• _PROBLEM_:
Copy out the listing that follows, exactly, without its pictures.

• _RAW DATA_:
* * *

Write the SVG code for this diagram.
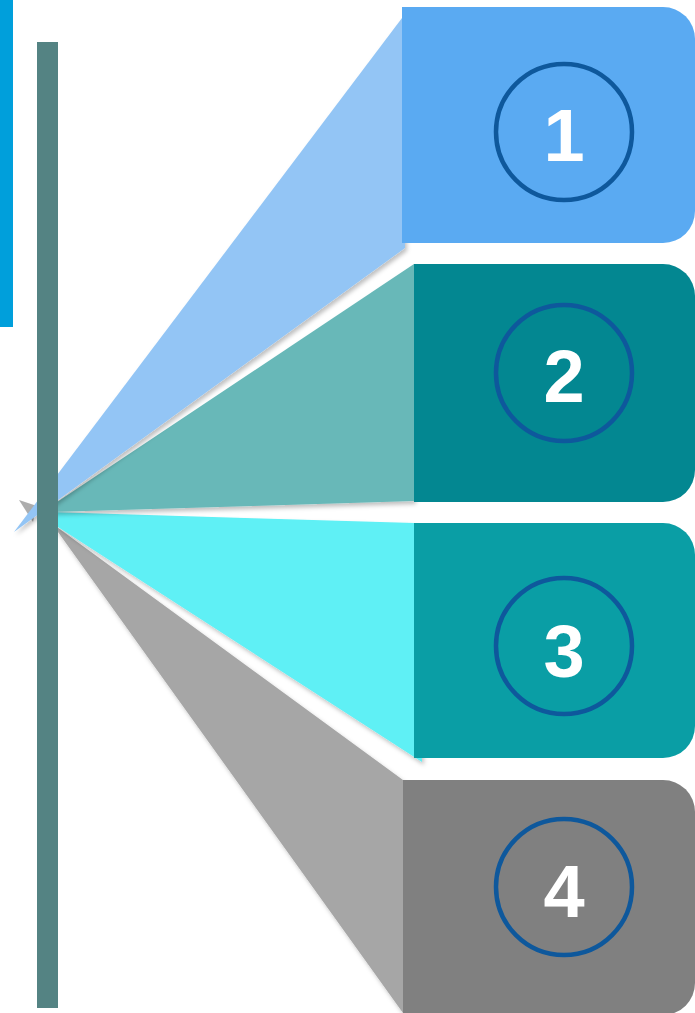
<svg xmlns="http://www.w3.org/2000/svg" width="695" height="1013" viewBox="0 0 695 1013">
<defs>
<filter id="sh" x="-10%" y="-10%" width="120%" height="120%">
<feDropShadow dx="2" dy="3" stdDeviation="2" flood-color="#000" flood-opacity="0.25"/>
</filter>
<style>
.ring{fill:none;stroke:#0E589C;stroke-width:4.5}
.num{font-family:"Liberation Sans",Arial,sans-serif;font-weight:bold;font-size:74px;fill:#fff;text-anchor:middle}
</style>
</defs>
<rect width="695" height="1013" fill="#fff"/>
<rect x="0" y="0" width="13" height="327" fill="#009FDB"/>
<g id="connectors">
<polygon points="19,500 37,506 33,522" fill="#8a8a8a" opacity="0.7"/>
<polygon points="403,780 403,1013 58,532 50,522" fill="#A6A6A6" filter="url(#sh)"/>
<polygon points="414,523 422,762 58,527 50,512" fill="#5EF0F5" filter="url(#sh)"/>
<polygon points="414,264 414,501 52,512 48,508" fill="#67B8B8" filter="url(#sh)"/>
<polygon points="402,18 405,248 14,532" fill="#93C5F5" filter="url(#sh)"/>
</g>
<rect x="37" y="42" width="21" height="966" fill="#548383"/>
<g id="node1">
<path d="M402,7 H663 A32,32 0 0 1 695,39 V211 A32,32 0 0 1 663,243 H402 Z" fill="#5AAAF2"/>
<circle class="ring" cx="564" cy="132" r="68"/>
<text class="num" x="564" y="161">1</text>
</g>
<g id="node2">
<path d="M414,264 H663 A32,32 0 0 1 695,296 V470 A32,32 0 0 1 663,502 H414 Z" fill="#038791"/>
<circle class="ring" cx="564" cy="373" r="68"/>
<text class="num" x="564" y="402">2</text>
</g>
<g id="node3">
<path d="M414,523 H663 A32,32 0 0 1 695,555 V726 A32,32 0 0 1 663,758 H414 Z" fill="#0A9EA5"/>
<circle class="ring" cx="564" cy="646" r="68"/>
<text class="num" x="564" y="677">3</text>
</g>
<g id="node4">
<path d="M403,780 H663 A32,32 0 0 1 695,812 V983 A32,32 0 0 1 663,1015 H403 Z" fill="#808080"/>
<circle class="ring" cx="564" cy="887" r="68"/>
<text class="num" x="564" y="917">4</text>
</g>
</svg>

* * *

• _RESPONSE TO THIS EXERCISE_:
Write the SVG code for this diagram.
<svg xmlns="http://www.w3.org/2000/svg" width="695" height="1013" viewBox="0 0 695 1013">
<defs>
<filter id="sh" x="-10%" y="-10%" width="120%" height="120%">
<feDropShadow dx="2" dy="3" stdDeviation="2" flood-color="#000" flood-opacity="0.25"/>
</filter>
<style>
.ring{fill:none;stroke:#0E589C;stroke-width:4.5}
.num{font-family:"Liberation Sans",Arial,sans-serif;font-weight:bold;font-size:74px;fill:#fff;text-anchor:middle}
</style>
</defs>
<rect width="695" height="1013" fill="#fff"/>
<rect x="0" y="0" width="13" height="327" fill="#009FDB"/>
<g id="connectors">
<polygon points="19,500 37,506 33,522" fill="#8a8a8a" opacity="0.7"/>
<polygon points="403,780 403,1013 58,532 50,522" fill="#A6A6A6" filter="url(#sh)"/>
<polygon points="414,523 422,762 58,527 50,512" fill="#5EF0F5" filter="url(#sh)"/>
<polygon points="414,264 414,501 52,512 48,508" fill="#67B8B8" filter="url(#sh)"/>
<polygon points="402,18 405,248 14,532" fill="#93C5F5" filter="url(#sh)"/>
</g>
<rect x="37" y="42" width="21" height="966" fill="#548383"/>
<g id="node1">
<path d="M402,7 H663 A32,32 0 0 1 695,39 V211 A32,32 0 0 1 663,243 H402 Z" fill="#5AAAF2"/>
<circle class="ring" cx="564" cy="132" r="68"/>
<text class="num" x="564" y="161">1</text>
</g>
<g id="node2">
<path d="M414,264 H663 A32,32 0 0 1 695,296 V470 A32,32 0 0 1 663,502 H414 Z" fill="#038791"/>
<circle class="ring" cx="564" cy="373" r="68"/>
<text class="num" x="564" y="402">2</text>
</g>
<g id="node3">
<path d="M414,523 H663 A32,32 0 0 1 695,555 V726 A32,32 0 0 1 663,758 H414 Z" fill="#0A9EA5"/>
<circle class="ring" cx="564" cy="646" r="68"/>
<text class="num" x="564" y="677">3</text>
</g>
<g id="node4">
<path d="M403,780 H663 A32,32 0 0 1 695,812 V983 A32,32 0 0 1 663,1015 H403 Z" fill="#808080"/>
<circle class="ring" cx="564" cy="887" r="68"/>
<text class="num" x="564" y="917">4</text>
</g>
</svg>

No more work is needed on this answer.